This invention relates to control of phased array systems generally, and more particularly to distribution of data to the individual element modules for controlling the phase shifters.
The prior art in respect to phased array antennas and the technique for generating the required multi-phase excitation signals in controllable fashion, are extensively described in the technical literature. The text "Radar Handbook" by Merrill I. Skolnik, (McGraw Hill 1970) provides considerable insight and background information in respect to the design of phased array systems.
In general, a phased array, which provides maximum scanning flexibility and random, inertialess, beampointing capability, involves the individual excitation of the radiating elements of the arrays, or at least individual rows or columns of elements treated discretely in respect to the phase of the RF excitation thereof. In some of the most advanced and most flexible phased array systems, two-dimensional arrays, such as planar arrays, are used which require individual excitation of all of the elements in order to provide a pencil-beam with pointing flexibility desired throughout a solid angle of coverage.
What may be referred to as the classical approach to the problem involves the use of controllable individual radio frequency phase shifters between the source of transmittable RF, and each of the aforementioned array radiating elements (antenna elements). Chapter 12 of the aforementioned Radar Handbook reference describes known types of controllable phase shifters available for the purpose. These include the so-called ferrite phase shifters, and those employing semiconductor diodes. The former can provide either stepped or continuously variable phase shift within recognized limits in response to a digital or analog type control signal, whereas the latter generally provide phase shift in discrete steps (usually digitally controlled). The manner of digital or analog control is explained in the text aforementioned.

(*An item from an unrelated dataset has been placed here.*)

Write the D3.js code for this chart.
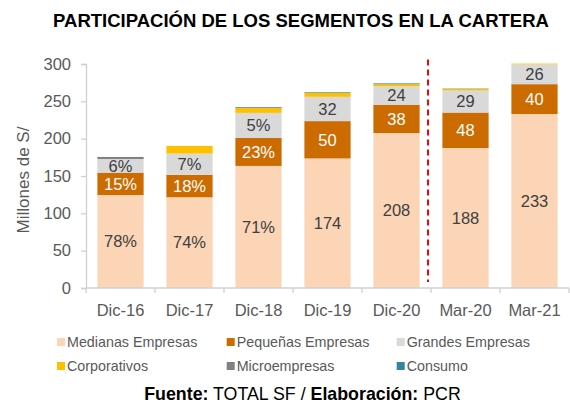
<!DOCTYPE html>
<html>
<head>
<meta charset="utf-8">
<script src="https://cdn.jsdelivr.net/npm/d3@7"></script>
<style>
  html, body { margin: 0; padding: 0; background: #fff; }
  svg { display: block; font-family: "Liberation Sans", Arial, sans-serif; }
</style>
</head>
<body>
<svg id="chart" width="570" height="403"></svg>
<script>
// ---- Data ----
const categories = ["Dic-16", "Dic-17", "Dic-18", "Dic-19", "Dic-20", "Mar-20", "Mar-21"];
const medianas     = [124.5, 121.5, 163.5, 173.5, 207.5, 187.5, 233];
const pequenas     = [30, 30, 37.5, 50, 38, 47.5, 40];
const grandes      = [18.3, 28.5, 33.5, 32.5, 24.5, 29.5, 26.5];
const corporativos = [0, 10.3, 6.5, 5.5, 3, 2, 1];
const microempresas = [2.7, 0, 0.6, 0, 0, 0, 0];
const consumo      = [0, 0, 0.8, 0.8, 1, 0.5, 0];
const medLabels = ["78%", "74%", "71%", "174", "208", "188", "233"];
const peqLabels = ["15%", "18%", "23%", "50", "38", "48", "40"];
const graLabels = ["6%", "7%", "5%", "32", "24", "29", "26"];
const yTicks = [0, 50, 100, 150, 200, 250, 300];
const seriesNames = ["Medianas Empresas", "Pequeñas Empresas", "Grandes Empresas", "Corporativos", "Microempresas", "Consumo"];
const seriesColors = ["#FBD5B5", "#CC6C00", "#D9D9D9", "#FFC000", "#808080", "#31859C"];
const seriesValues = [medianas, pequenas, grandes, corporativos, microempresas, consumo];
const seriesLabels = [medLabels, peqLabels, graLabels, null, null, null];
const labelColors = ["#404040", "#ffffff", "#404040", null, null, null];
const dividerBefore = "Mar-20";

// ---- Layout ----
const svg = d3.select("#chart");
const plot = { left: 86, right: 569, top: 64, bottom: 288 };

const x = d3.scaleBand()
  .domain(categories)
  .range([plot.left, plot.right])
  .paddingInner(0.33)
  .paddingOuter(0.165);

const y = d3.scaleLinear().domain([0, 300]).range([plot.bottom, plot.top]);

// Build stacked table
const table = categories.map((c, i) => {
  const row = { cat: c };
  seriesNames.forEach((s, k) => { row[s] = seriesValues[k][i]; });
  return row;
});
const stack = d3.stack().keys(seriesNames)(table);

// Title
svg.append("text")
  .attr("x", 301).attr("y", 26.5)
  .attr("text-anchor", "middle")
  .attr("font-size", "18.5px").attr("font-weight", "bold").attr("fill", "#000")
  .text("PARTICIPACIÓN DE LOS SEGMENTOS EN LA CARTERA");

// Bars
const layers = svg.append("g").selectAll("g")
  .data(stack).join("g")
  .attr("fill", (d, k) => seriesColors[k]);

layers.selectAll("rect")
  .data(d => d).join("rect")
  .attr("x", d => x(d.data.cat))
  .attr("width", x.bandwidth())
  .attr("y", d => y(d[1]))
  .attr("height", d => Math.max(0, y(d[0]) - y(d[1])));

// Segment labels
stack.forEach((layer, k) => {
  const labs = seriesLabels[k];
  if (!labs) return;
  svg.append("g").selectAll("text")
    .data(layer).join("text")
    .attr("x", d => x(d.data.cat) + x.bandwidth() / 2)
    .attr("y", d => y((d[0] + d[1]) / 2))
    .attr("dy", "0.35em")
    .attr("text-anchor", "middle")
    .attr("font-size", "16.5px")
    .attr("fill", labelColors[k])
    .text((d, i) => labs[i]);
});

// Y axis
const yAxis = svg.append("g")
  .attr("transform", `translate(${plot.left},0)`)
  .call(d3.axisLeft(y).tickValues(yTicks).tickSize(5).tickPadding(10));
yAxis.selectAll("path, line").attr("stroke", "#d0d0d0").attr("stroke-width", 1.3);
yAxis.selectAll("text").attr("font-size", "16.5px").attr("fill", "#595959")
  .attr("font-family", "Liberation Sans, Arial, sans-serif");

// X axis
const xAxis = svg.append("g")
  .attr("transform", `translate(0,${plot.bottom})`)
  .call(d3.axisBottom(x).tickSize(0).tickPadding(16.5));
xAxis.selectAll("path").attr("stroke", "#d0d0d0").attr("stroke-width", 1.3)
  .attr("d", `M${plot.left},0H${plot.right}`);
xAxis.selectAll("text").attr("font-size", "16.5px").attr("fill", "#595959")
  .attr("font-family", "Liberation Sans, Arial, sans-serif");
const gap = x.step() * x.paddingInner() / 2;
const boundaries = categories.map(c => x(c) - gap).concat([x(categories[categories.length - 1]) + x.bandwidth() + gap]);
xAxis.append("g").selectAll("line")
  .data(boundaries).join("line")
  .attr("x1", d => d).attr("x2", d => d)
  .attr("y1", 0).attr("y2", 5)
  .attr("stroke", "#d0d0d0").attr("stroke-width", 1.3);

// Y axis title
svg.append("text")
  .attr("transform", `translate(28.5,180) rotate(-90)`)
  .attr("text-anchor", "middle")
  .attr("font-size", "17px").attr("fill", "#595959")
  .text("Millones de S/");

// Dashed divider
const divX = x(dividerBefore) - gap - 3;
svg.append("line")
  .attr("x1", divX).attr("x2", divX)
  .attr("y1", y(306)).attr("y2", y(8))
  .attr("stroke", "#FF0000").attr("stroke-width", 2)
  .attr("stroke-dasharray", "6,4");

// Legend
const legCols = [57, 226.7, 396.7];
const legRows = [342, 366];
const legend = svg.append("g").selectAll("g")
  .data(seriesNames).join("g")
  .attr("transform", (d, i) => `translate(${legCols[i % 3]},${legRows[Math.floor(i / 3)]})`);
legend.append("rect")
  .attr("x", 0).attr("y", -4).attr("width", 8).attr("height", 8)
  .attr("fill", (d, i) => seriesColors[i]);
legend.append("text")
  .attr("x", 10).attr("y", 0).attr("dy", "0.35em")
  .attr("font-size", "14.3px").attr("fill", "#595959")
  .text(d => d);

// Footer
const foot = svg.append("text")
  .attr("x", 302.5).attr("y", 400)
  .attr("text-anchor", "middle")
  .attr("font-size", "17.8px").attr("fill", "#000");
foot.append("tspan").attr("font-weight", "bold").text("Fuente:");
foot.append("tspan").text(" TOTAL SF / ");
foot.append("tspan").attr("font-weight", "bold").text("Elaboración:");
foot.append("tspan").text(" PCR");
</script>
</body>
</html>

U.S. Pat. No. 4,028,702 to A. M. Levine describes a phased array system using fiber optic delay lines to provide the actual phase shift devices, using light energy modulated by an RF signal. The use of fiber optic lines for communications, including transmission of digital data, is well known. Examples of fiber optic transmission links are shown, for example in U.S. Pat. Nos. 4,052,611; 4,135,202; 4,160,157 and 4,201,909. A text "Fiber Optics" by Edward A. Lacy, 1982, describes components and systems of fiber optics for communications.
Phased array antennas can be electronically steered by controlling the phase of the RF signal at each transmit/receive element. Conventionally a digitally controlled phase shifter at each element implements this phase control. It is customary for the radiating elements to be laid out with a regular spacing on a two-dimensional surface, for example a uniform rectangular grid in the XY plane, comprising rows and columns of radiators. As is well known, the antenna beam can be steered in one direction by applying a relative phase shift between rows and in an orthogonal dimension by applying a relative phase shift between columns. At the element, the row (Y) and column (X) phase change commands are added to give a single control to the phase shifter.
The magnitude of the problem of distributing the data can be appreciated when the requirements of modern agile beam antennas are considered. It is not unusual to have 100 rows and 100 columns, with an 8-bit command word to be communicated in one microsecond. The need to remove an element for maintenance means that four connectors (X, Y, male, female) are required at each of 10,000 elements. Access to the elements of the array is further complicated by the requirement to distribute other services such as RF power for transmission, RF signal on reception, DC power for logic etc., and possibly a cooling medium.
In addition to communicating data in the form of a multiple bit word, synchronization data in the form of a timing pulse precise to a few nanoseconds, is required in a specialized application of agile beam radars. It is usually required that the delay times in the distribution paths of this pulse be equal to all receptors.